Do this: Print the lines of the listing below verbatim from its first line through the line bearing "import matplotlib.pyplot as plt". Any pictures are to be omitted.

Data segment:
▼▼▼

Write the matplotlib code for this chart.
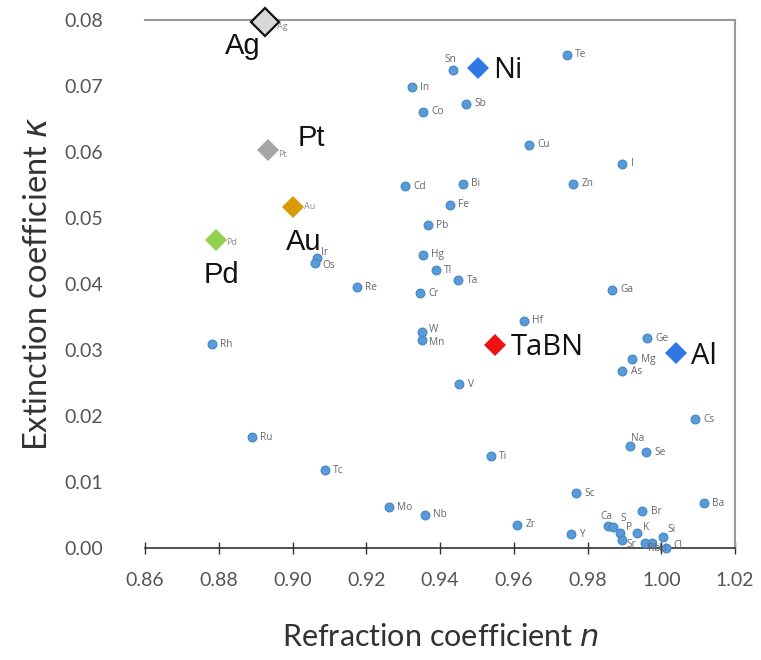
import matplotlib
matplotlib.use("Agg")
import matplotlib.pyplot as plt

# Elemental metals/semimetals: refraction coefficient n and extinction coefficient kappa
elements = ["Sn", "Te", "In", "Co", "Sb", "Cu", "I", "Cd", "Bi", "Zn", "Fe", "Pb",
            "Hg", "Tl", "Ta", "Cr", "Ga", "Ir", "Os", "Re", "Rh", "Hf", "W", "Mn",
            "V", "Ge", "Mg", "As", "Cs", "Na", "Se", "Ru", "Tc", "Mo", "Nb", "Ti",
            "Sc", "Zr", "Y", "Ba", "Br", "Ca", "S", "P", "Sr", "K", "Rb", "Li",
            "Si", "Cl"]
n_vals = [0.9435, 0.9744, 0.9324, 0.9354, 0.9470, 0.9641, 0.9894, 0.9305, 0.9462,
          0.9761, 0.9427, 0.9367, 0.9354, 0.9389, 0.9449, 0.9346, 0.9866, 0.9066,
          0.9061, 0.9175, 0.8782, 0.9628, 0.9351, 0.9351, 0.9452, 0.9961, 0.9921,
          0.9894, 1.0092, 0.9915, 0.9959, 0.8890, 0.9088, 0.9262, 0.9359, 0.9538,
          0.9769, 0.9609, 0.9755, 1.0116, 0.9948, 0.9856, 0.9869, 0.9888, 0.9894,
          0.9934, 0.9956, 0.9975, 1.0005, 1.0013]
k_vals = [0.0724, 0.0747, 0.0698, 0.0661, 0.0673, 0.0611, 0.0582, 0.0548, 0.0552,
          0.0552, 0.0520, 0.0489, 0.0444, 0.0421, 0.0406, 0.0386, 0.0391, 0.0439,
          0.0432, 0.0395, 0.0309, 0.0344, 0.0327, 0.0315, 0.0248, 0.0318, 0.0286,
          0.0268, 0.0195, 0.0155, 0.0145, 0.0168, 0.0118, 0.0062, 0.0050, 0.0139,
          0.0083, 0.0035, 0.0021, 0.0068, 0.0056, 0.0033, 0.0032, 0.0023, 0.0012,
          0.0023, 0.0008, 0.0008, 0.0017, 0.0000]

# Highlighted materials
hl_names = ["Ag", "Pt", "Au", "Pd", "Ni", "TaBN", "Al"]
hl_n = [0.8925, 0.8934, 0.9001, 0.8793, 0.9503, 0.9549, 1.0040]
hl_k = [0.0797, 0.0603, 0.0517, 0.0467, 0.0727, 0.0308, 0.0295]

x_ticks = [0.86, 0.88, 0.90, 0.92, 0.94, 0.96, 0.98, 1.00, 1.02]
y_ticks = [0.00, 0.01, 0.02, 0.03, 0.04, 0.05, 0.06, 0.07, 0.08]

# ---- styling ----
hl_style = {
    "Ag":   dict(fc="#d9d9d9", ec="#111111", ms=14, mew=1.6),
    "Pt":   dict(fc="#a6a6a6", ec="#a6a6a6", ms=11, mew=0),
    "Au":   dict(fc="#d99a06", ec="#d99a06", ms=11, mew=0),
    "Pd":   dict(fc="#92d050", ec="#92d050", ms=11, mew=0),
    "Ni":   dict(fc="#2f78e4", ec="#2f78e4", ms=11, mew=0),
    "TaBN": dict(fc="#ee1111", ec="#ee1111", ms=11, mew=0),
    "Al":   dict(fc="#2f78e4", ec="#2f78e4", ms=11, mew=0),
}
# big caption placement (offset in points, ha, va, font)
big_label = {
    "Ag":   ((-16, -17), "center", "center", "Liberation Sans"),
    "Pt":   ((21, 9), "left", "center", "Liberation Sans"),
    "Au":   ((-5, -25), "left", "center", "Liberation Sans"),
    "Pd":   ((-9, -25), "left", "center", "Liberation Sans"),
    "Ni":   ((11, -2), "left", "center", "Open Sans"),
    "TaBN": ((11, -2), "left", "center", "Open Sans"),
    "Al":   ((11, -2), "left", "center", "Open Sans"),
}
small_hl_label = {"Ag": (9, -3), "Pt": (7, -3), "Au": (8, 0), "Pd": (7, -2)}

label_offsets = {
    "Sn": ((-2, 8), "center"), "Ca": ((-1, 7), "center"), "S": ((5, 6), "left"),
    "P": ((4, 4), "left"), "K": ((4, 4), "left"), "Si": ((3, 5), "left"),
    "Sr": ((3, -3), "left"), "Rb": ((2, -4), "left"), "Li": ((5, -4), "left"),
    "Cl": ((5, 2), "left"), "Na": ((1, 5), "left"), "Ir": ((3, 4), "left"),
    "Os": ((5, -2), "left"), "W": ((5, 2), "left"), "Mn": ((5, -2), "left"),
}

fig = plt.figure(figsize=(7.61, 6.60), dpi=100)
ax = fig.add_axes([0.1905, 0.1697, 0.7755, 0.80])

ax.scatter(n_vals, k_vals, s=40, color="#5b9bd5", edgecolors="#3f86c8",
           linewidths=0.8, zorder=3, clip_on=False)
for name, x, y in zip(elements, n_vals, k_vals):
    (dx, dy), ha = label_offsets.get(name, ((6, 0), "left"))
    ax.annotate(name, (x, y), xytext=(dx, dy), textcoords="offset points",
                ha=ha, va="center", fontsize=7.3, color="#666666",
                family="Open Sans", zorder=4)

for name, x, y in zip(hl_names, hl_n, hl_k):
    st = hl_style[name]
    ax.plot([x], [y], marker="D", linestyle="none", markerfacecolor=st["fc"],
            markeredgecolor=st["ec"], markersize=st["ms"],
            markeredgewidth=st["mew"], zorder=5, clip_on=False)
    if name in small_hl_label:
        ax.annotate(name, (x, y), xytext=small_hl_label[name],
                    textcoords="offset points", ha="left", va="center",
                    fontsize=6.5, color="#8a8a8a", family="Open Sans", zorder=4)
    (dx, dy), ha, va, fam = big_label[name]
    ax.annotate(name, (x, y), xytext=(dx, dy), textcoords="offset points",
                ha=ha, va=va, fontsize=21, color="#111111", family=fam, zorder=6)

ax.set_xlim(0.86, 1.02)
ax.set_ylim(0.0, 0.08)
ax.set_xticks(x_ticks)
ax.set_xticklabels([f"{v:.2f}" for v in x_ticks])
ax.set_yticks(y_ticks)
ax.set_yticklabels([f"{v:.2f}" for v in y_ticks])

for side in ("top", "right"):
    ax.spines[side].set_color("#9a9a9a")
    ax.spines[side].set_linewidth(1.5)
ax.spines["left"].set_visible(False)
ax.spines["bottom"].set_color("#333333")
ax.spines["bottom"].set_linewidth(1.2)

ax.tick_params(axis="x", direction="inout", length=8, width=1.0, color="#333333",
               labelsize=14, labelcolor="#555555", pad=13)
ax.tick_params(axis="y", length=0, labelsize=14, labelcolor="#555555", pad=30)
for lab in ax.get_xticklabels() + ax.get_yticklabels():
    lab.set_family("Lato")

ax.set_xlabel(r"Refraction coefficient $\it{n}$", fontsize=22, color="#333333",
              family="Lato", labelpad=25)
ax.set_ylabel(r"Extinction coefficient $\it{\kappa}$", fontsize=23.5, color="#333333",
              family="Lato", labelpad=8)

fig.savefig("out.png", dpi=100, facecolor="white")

▲▲▲

Answer below:
Write the matplotlib code for this chart.
import matplotlib
matplotlib.use("Agg")
import matplotlib.pyplot as plt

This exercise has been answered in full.